Many citizens have been unable to stock up on food for an extended period. Sudan has a battered economy, and 80 percent of the population lives below the poverty line.
Leaving the city
Al-Fateh said that her family was thinking of leaving the city, as a few of her neighbours have done by taking buses to the southern state of Al-Jazirah.
"There is only one bakery out of five bakeries left working in the area. I'm not sure if there will be wheat left to make bread," she said. "Some shops open very early in the morning for a couple of hours and then shut. People are anxious that their properties and belongings could be looted if things get worse."

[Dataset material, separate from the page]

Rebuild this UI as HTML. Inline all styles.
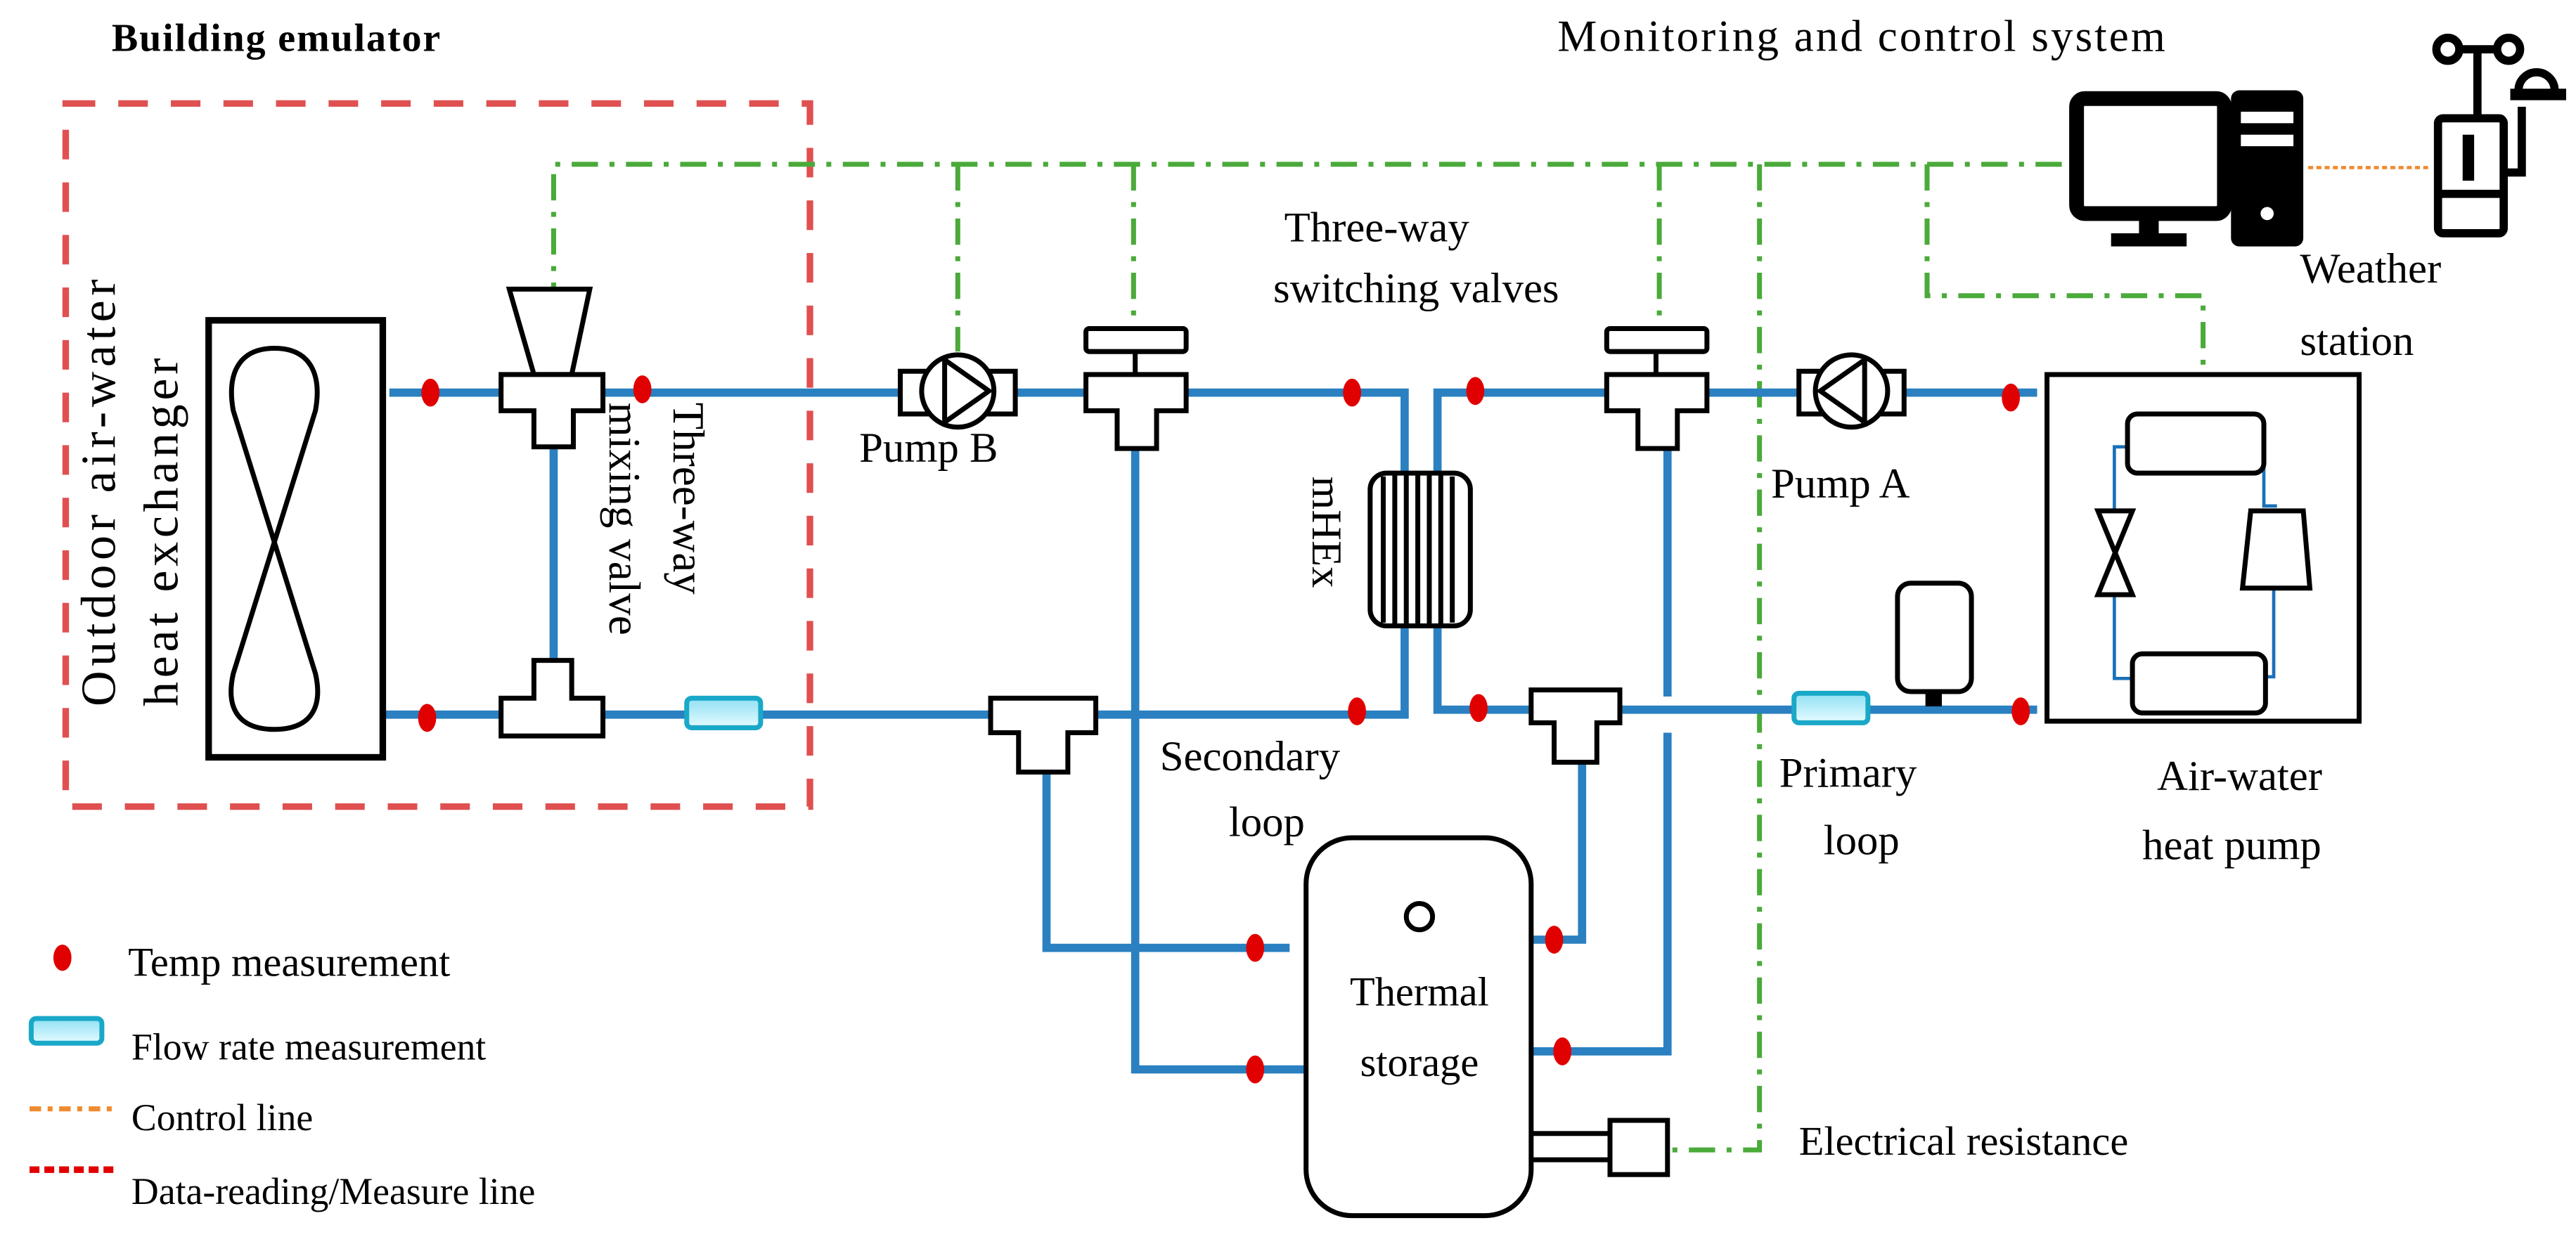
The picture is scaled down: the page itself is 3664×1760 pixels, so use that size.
<!DOCTYPE html>
<html><head><meta charset="utf-8"><style>
html,body{margin:0;padding:0;background:#fff;}
svg{display:block;}
text{font-family:"Liberation Serif",serif;fill:#000;}
</style></head><body>
<svg width="3664" height="1760" viewBox="0 0 1568 753" preserveAspectRatio="none" xmlns="http://www.w3.org/2000/svg">
<defs>
<linearGradient id="fg" x1="0" y1="0" x2="0" y2="1"><stop offset="0" stop-color="#8fe0f4"/><stop offset="1" stop-color="#e6fbff"/></linearGradient>
</defs>
<rect width="1568" height="753" fill="#fff"/>

<text x="68" y="31" font-size="24" font-weight="bold" textLength="200">Building emulator</text>
<text x="948" y="31" font-size="27" textLength="370">Monitoring and control system</text>

<rect x="40" y="63" width="453" height="428" fill="none" stroke="#e05050" stroke-width="4" stroke-dasharray="18,14"/>

<g fill="none" stroke="#4aaa3a" stroke-width="3" stroke-dasharray="16,7,3,7">
<path d="M1255,100 H337 V176"/>
<path d="M583,100 V214"/>
<path d="M690,100 V200"/>
<path d="M1010,100 V200"/>
<path d="M1071,100 V700 H1015"/>
<path d="M1173,100 V180 H1341 V228"/>
</g>
<line x1="1405" y1="102" x2="1478" y2="102" stroke="#f08a30" stroke-width="2" stroke-dasharray="3,2"/>

<g fill="none" stroke="#2a80c0" stroke-width="5">
<path d="M237,239 H855 V435 H233"/>
<path d="M1240,239 H875 V432 H1240"/>
<path d="M337,250 V420"/>
<path d="M691,255 V651 H795"/>
<path d="M637,455 V577 H785"/>
<path d="M1015,255 V424 M1015,446 V640 H932"/>
<path d="M963,440 V572 H932"/>
</g>

<rect x="127" y="195" width="106" height="266" fill="#fff" stroke="#000" stroke-width="4"/>
<path d="M167,212 C145,212 138,228 142,250 L192,410 C197,432 188,444 167,444 C146,444 137,432 142,410 L192,250 C196,228 189,212 167,212Z" fill="none" stroke="#000" stroke-width="3"/>

<g fill="#fff" stroke="#000" stroke-width="3">
<polygon points="310,176 359,176 348,228 325,228"/>
<path d="M305,228 H367 V250 H349 V272 H325 V250 H305Z"/>
<path d="M305,448 H367 V425 H348 V402 H325 V425 H305Z"/>
<rect x="661" y="200" width="61" height="14" rx="2"/>
<line x1="691" y1="214" x2="691" y2="228"/>
<path d="M661,228 H722 V250 H704 V273 H680 V250 H661Z"/>
<rect x="978" y="200" width="61" height="14" rx="2"/>
<line x1="1008" y1="214" x2="1008" y2="228"/>
<path d="M978,228 H1039 V250 H1021 V273 H997 V250 H978Z"/>
<path d="M603,425 H667 V446 H650 V470 H620 V446 H603Z"/>
<path d="M932,420 H986 V440 H972 V464 H946 V440 H932Z"/>
<rect x="548" y="226" width="70" height="26"/>
<circle cx="583" cy="238" r="22"/>
<polyline points="575,219 602,238 575,257 575,219" fill="none"/>
<rect x="1095" y="226" width="64" height="26"/>
<circle cx="1127" cy="238" r="22"/>
<polyline points="1135,219 1108,238 1135,257 1135,219" fill="none"/>
</g>

<g stroke="#000" stroke-width="3" fill="#fff">
<rect x="834" y="288" width="61" height="93" rx="10"/>
<path d="M842,290 V379 M849,289 V380 M856,289 V380 M863,289 V380 M870,289 V380 M877,289 V380 M884,290 V379" fill="none"/>
</g>

<rect x="418" y="425" width="45" height="18" rx="3" fill="url(#fg)" stroke="#1aa8c8" stroke-width="3"/>
<rect x="1092" y="422" width="45" height="18" rx="3" fill="url(#fg)" stroke="#1aa8c8" stroke-width="3"/>

<rect x="1155" y="355" width="45" height="66" rx="8" fill="#fff" stroke="#000" stroke-width="3"/>
<rect x="1172" y="421" width="10" height="9" fill="#000"/>

<rect x="1246" y="228" width="190" height="211" fill="#fff" stroke="#000" stroke-width="3"/>
<g fill="none" stroke="#1a70b8" stroke-width="2">
<path d="M1295,272 H1287 V311"/>
<path d="M1287,362 V413 H1298"/>
<path d="M1378,272 V308 H1386"/>
<path d="M1384,358 V412 H1379"/>
</g>
<g fill="#fff" stroke="#000" stroke-width="3">
<rect x="1295" y="252" width="83" height="36" rx="6"/>
<rect x="1298" y="398" width="81" height="36" rx="6"/>
<polygon points="1277,311 1298,311 1277,362 1298,362"/>
<polygon points="1370,311 1402,311 1406,358 1365,358"/>
</g>

<rect x="795" y="510" width="137" height="230" rx="28" fill="#fff" stroke="#000" stroke-width="3"/>
<circle cx="864" cy="558" r="8" fill="none" stroke="#000" stroke-width="3"/>
<text x="864" y="612" font-size="25" text-anchor="middle">Thermal</text>
<text x="864" y="655" font-size="25" text-anchor="middle">storage</text>
<line x1="932" y1="690" x2="980" y2="690" stroke="#000" stroke-width="3"/>
<line x1="932" y1="706" x2="980" y2="706" stroke="#000" stroke-width="3"/>
<rect x="980" y="682" width="35" height="33" fill="#fff" stroke="#000" stroke-width="3"/>

<g fill="#e00000">
<ellipse cx="262" cy="239" rx="5.5" ry="8.5"/>
<ellipse cx="391" cy="237" rx="5.5" ry="8.5"/>
<ellipse cx="823" cy="239" rx="5.5" ry="8.5"/>
<ellipse cx="898" cy="238" rx="5.5" ry="8.5"/>
<ellipse cx="1224" cy="242" rx="5.5" ry="8.5"/>
<ellipse cx="260" cy="437" rx="5.5" ry="8.5"/>
<ellipse cx="826" cy="433" rx="5.5" ry="8.5"/>
<ellipse cx="900" cy="431" rx="5.5" ry="8.5"/>
<ellipse cx="1230" cy="433" rx="5.5" ry="8.5"/>
<ellipse cx="764" cy="577" rx="5.5" ry="8.5"/>
<ellipse cx="764" cy="651" rx="5.5" ry="8.5"/>
<ellipse cx="946" cy="572" rx="5.5" ry="8.5"/>
<ellipse cx="951" cy="640" rx="5.5" ry="8.5"/>
</g>

<rect x="1264" y="60" width="90" height="70" rx="5" fill="none" stroke="#000" stroke-width="9"/>
<rect x="1302" y="130" width="12" height="14" fill="#000"/>
<rect x="1285" y="142" width="46" height="8" fill="#000"/>
<rect x="1358" y="55" width="44" height="95" rx="5" fill="#000"/>
<rect x="1364" y="68" width="32" height="7" fill="#fff"/>
<rect x="1364" y="82" width="32" height="7" fill="#fff"/>
<circle cx="1380" cy="130" r="4" fill="#fff"/>

<g fill="none" stroke="#000" stroke-width="5">
<circle cx="1490" cy="30" r="7"/>
<circle cx="1527" cy="30" r="7"/>
<line x1="1497" y1="30" x2="1520" y2="30"/>
<line x1="1508" y1="30" x2="1508" y2="72"/>
<rect x="1484" y="72" width="40" height="70" rx="3"/>
<line x1="1484" y1="118" x2="1524" y2="118"/>
<path d="M1535,65 V105 H1526"/>
<path d="M1533,55 A11,11 0 0 1 1555,55"/>
</g>
<rect x="1528" y="54" width="34" height="7" fill="#000"/>
<rect x="1499" y="82" width="7" height="28" fill="#000"/>

<text x="1400" y="172" font-size="26">Weather</text>
<text x="1400" y="216" font-size="26">station</text>
<text x="838" y="147" font-size="26" text-anchor="middle">Three-way</text>
<text x="862" y="184" font-size="26" text-anchor="middle">switching valves</text>
<text x="523" y="281" font-size="26">Pump B</text>
<text x="1078" y="303" font-size="26">Pump A</text>
<text x="706" y="469" font-size="26">Secondary</text>
<text x="748" y="509" font-size="26">loop</text>
<text x="1083" y="479" font-size="26">Primary</text>
<text x="1110" y="520" font-size="26">loop</text>
<text x="1313" y="481" font-size="26">Air-water</text>
<text x="1304" y="523" font-size="26">heat pump</text>
<text x="1095" y="703" font-size="25">Electrical resistance</text>

<text transform="translate(70,300) rotate(-90)" font-size="30" text-anchor="middle" textLength="260">Outdoor air-water</text>
<text transform="translate(108,324) rotate(-90)" font-size="30" text-anchor="middle" textLength="212">heat exchanger</text>
<text transform="translate(410,245) rotate(90)" font-size="27">Three-way</text>
<text transform="translate(371,245) rotate(90)" font-size="27">mixing valve</text>
<text transform="translate(799,290) rotate(90)" font-size="26">mHEx</text>

<ellipse cx="38" cy="583" rx="5.5" ry="8" fill="#e00000"/>
<text x="78" y="594" font-size="25">Temp measurement</text>
<rect x="19" y="620" width="43" height="15" rx="3" fill="url(#fg)" stroke="#1aa8c8" stroke-width="3"/>
<text x="80" y="645" font-size="23">Flow rate measurement</text>
<line x1="18" y1="675" x2="72" y2="675" stroke="#f08a30" stroke-width="3" stroke-dasharray="7,4,3,4"/>
<text x="80" y="688" font-size="23">Control line</text>
<line x1="18" y1="712" x2="72" y2="712" stroke="#e00000" stroke-width="4" stroke-dasharray="6,3"/>
<text x="80" y="733" font-size="23">Data-reading/Measure line</text>
</svg>
</body></html>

But fleeing a war zone is also an expensive endeavour. Ahmed, in Khartoum, told MEE that some people are not fleeing because they can't afford to pay for a bus ticket.
"Very few people have cash, and lots of them use the Bankak app, which the central bank runs, but the app, unfortunately, is not working at the moment."
He said that transport costs had multiplied in the past few days.
"There are a lot of people who want to flee Khartoum to safer states.
"There is not enough petrol except on the black market. The situation is terrible: no water and electricity in Khartoum for days, and the shops that are still open have hiked their prices," he said.
"I still have a glimpse of hope," he said. "Everyone has united against this country, and those fighters are just partisan facades."